The money invested in employing the services of an experienced bookkeeper or accountant ensures better budgeting and financial foresight. You have a more organised cash flow inventory and filing taxes is made easy. In addition, finances are better tracked to allow growth and financial security for unexpected events.

Of course, managing your accounts yourself saves the extra accounting cost. But what about the extra time it demands? Have you considered how productive you would be if you outsourced it? The benefits of outsourcing to a professional often outweigh other concerns.

11. Employees

Calculating employee cost in the business start-up budget is as important as other previously mentioned factors. This needs to cover salaries, training costs, insurance and other employee perks and benefits.

Another important component is office space. How many employees do you plan to hire? Would there be extra administrative costs?

Final Thoughts

When starting a business, one of the most important areas to get right is finances. You will need to carefully budget and plan for start-up business costs before you do anything else. This will help you to determine if the business is viable.

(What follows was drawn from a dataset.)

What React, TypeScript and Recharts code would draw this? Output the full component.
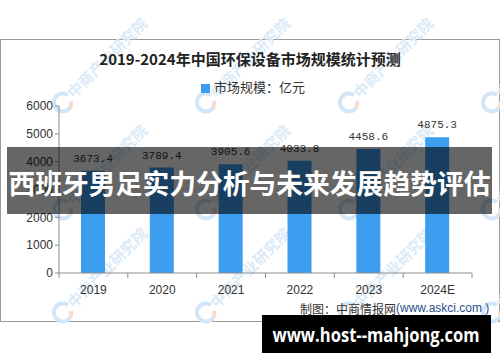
import React from 'react';
import { BarChart, Bar, XAxis, YAxis, Legend, LabelList } from 'recharts';

const categories = ['2019', '2020', '2021', '2022', '2023', '2024E'];
const marketSize = [3673.4, 3789.4, 3905.6, 4033.8, 4458.6, 4875.3];
const yTicks = [0, 1000, 2000, 3000, 4000, 5000, 6000];
const seriesName = '市场规模：亿元';
const chartTitle = '2019-2024年中国环保设备市场规模统计预测';
const bannerTitle = '西班牙男足实力分析与未来发展趋势评估';
const sourceLabel = '制图：中商情报网';
const sourceUrl = '(www.askci.com )';
const siteLabel = 'www.host--mahjong.com';
const watermarkText = '中商产业研究院';
const watermarkCols = [62, 205, 348, 491];
const watermarkRows = [103, 210, 313];

const data = categories.map((c, i) => ({ year: c, value: marketSize[i] }));

const BAR = '#3d9ef0';
const AXIS = '#8c8c8c';
const CJK = '"Noto Sans CJK SC", "Liberation Sans", sans-serif';

const XTick = (props: any) => {
  const { x, y, payload, index, visibleTicksCount } = props;
  const off = payload && payload.offset ? payload.offset : 34.4;
  const last = index === (visibleTicksCount ? visibleTicksCount - 1 : categories.length - 1);
  return (
    <g>
      <line x1={x - off} x2={x - off} y1={y} y2={y + 5} stroke={AXIS} />
      {last && <line x1={x + off} x2={x + off} y1={y} y2={y + 5} stroke={AXIS} />}
      <text x={x} y={y + 17} textAnchor="middle" dominantBaseline="central" fill="#333" fontSize={12} fontFamily='"Liberation Sans", sans-serif'>
        {payload.value}
      </text>
    </g>
  );
};

const Watermarks = () => (
  <svg width={500} height={362} style={{ position: 'absolute', left: 0, top: 0 }}>
    {watermarkRows.map((wy) =>
      watermarkCols.map((wx) => (
        <g key={`${wx}-${wy}`}>
          <path d={`M ${wx + 6} ${wy - 8} A 9 9 0 1 0 ${wx + 8} ${wy + 5}`} stroke="#d3e6f7" strokeWidth={4} fill="none" />
          <path d={`M ${wx + 8} ${wy + 5} A 9 9 0 0 0 ${wx + 9} ${wy - 2}`} stroke="#f7dccf" strokeWidth={4} fill="none" />
          <text
            x={wx + 12}
            y={wy - 4}
            transform={`rotate(-45 ${wx + 12} ${wy - 4})`}
            fill="#dbeaf7"
            fontSize={15}
            fontWeight={700}
            fontFamily={CJK}
          >
            {watermarkText}
          </text>
        </g>
      ))
    )}
  </svg>
);

export default function App() {
  return (
    <div style={{ position: 'absolute', left: 0, top: 0, width: 500, height: 362, background: '#fff', fontFamily: CJK, overflow: 'hidden' }}>
      <svg width={500} height={362} style={{ position: 'absolute', left: 0, top: 0 }}>
        <rect x={0.5} y={39.5} width={499} height={282} fill="#fff" stroke="#9a9a9a" />
      </svg>
      <Watermarks />
      <div style={{ position: 'absolute', left: 0, top: 0 }}>
        <BarChart width={500} height={362} data={data} margin={{ top: 87, right: 28, bottom: 59, left: 9 }}>
          <XAxis
            dataKey="year"
            height={30}
            tickLine={false}
            tickSize={0}
            tickMargin={0}
            axisLine={{ stroke: AXIS }}
            tick={<XTick />}
            interval={0}
          />
          <YAxis
            width={50}
            domain={[0, 6000]}
            ticks={yTicks}
            tickSize={4}
            tickMargin={2}
            axisLine={{ stroke: AXIS }}
            tickLine={{ stroke: AXIS }}
            tick={{ fill: '#333', fontSize: 12, fontFamily: '"Liberation Sans", sans-serif' }}
          />
          <Legend
            verticalAlign="top"
            align="center"
            iconType="square"
            iconSize={9}
            wrapperStyle={{ top: 77, left: 8, width: 500, fontSize: 13, fontFamily: CJK }}
            formatter={(v: string) => <span style={{ color: '#333' }}>{v}</span>}
          />
          <Bar dataKey="value" name={seriesName} fill={BAR} barSize={24} isAnimationActive={false}>
            <LabelList
              dataKey="value"
              position="top"
              offset={9}
              formatter={(v: number) => v.toFixed(1)}
              style={{ fill: '#333', fontSize: 11, fontFamily: '"Liberation Mono", monospace' }}
            />
          </Bar>
        </BarChart>
      </div>
      <svg width={500} height={362} style={{ position: 'absolute', left: 0, top: 0 }}>
        <text x={250} y={58} textAnchor="middle" dominantBaseline="central" fontSize={15} fontWeight={700} fill="#222" fontFamily={CJK}>
          {chartTitle}
        </text>
        <text x={300} y={308} dominantBaseline="central" fontSize={12} fill="#333" fontFamily={CJK}>
          {sourceLabel}
          <tspan fill="#2b4f8a" fontFamily='"Liberation Sans", sans-serif'>{sourceUrl}</tspan>
        </text>
        <rect x={7} y={147} width={485} height={67} fill="rgba(0,0,0,0.6)" />
        <text x={249.5} y={182} textAnchor="middle" dominantBaseline="central" fontSize={27} fontWeight={700} fill="#fff" fontFamily={CJK} textLength={482} lengthAdjust="spacingAndGlyphs">
          {bannerTitle}
        </text>
        <rect x={262} y={315} width={229} height={38} fill="#000" />
        <text x={376} y={335} textAnchor="middle" dominantBaseline="central" fontSize={19} fontWeight={700} fill="#fff" fontFamily='"Open Sans", "DejaVu Sans", sans-serif' textLength={207} lengthAdjust="spacingAndGlyphs">
          {siteLabel}
        </text>
      </svg>
    </div>
  );
}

Factor in equipment, licensing, insurance, rent, stock, marketing, utilities, technology needed, legal fees, accounting fees and employee costs. Whilst you may not know the exact costs upfront, it’s important to build a buffer into your calculations so that you’re prepared should things be more or less expensive than you first expected in those crucial first few months of business.

Whilst minimising costs is a good idea where you can, your biggest focus should be on making sure that you’re fully compliant with any regulations in your chosen industry and have a solid plan for business growth.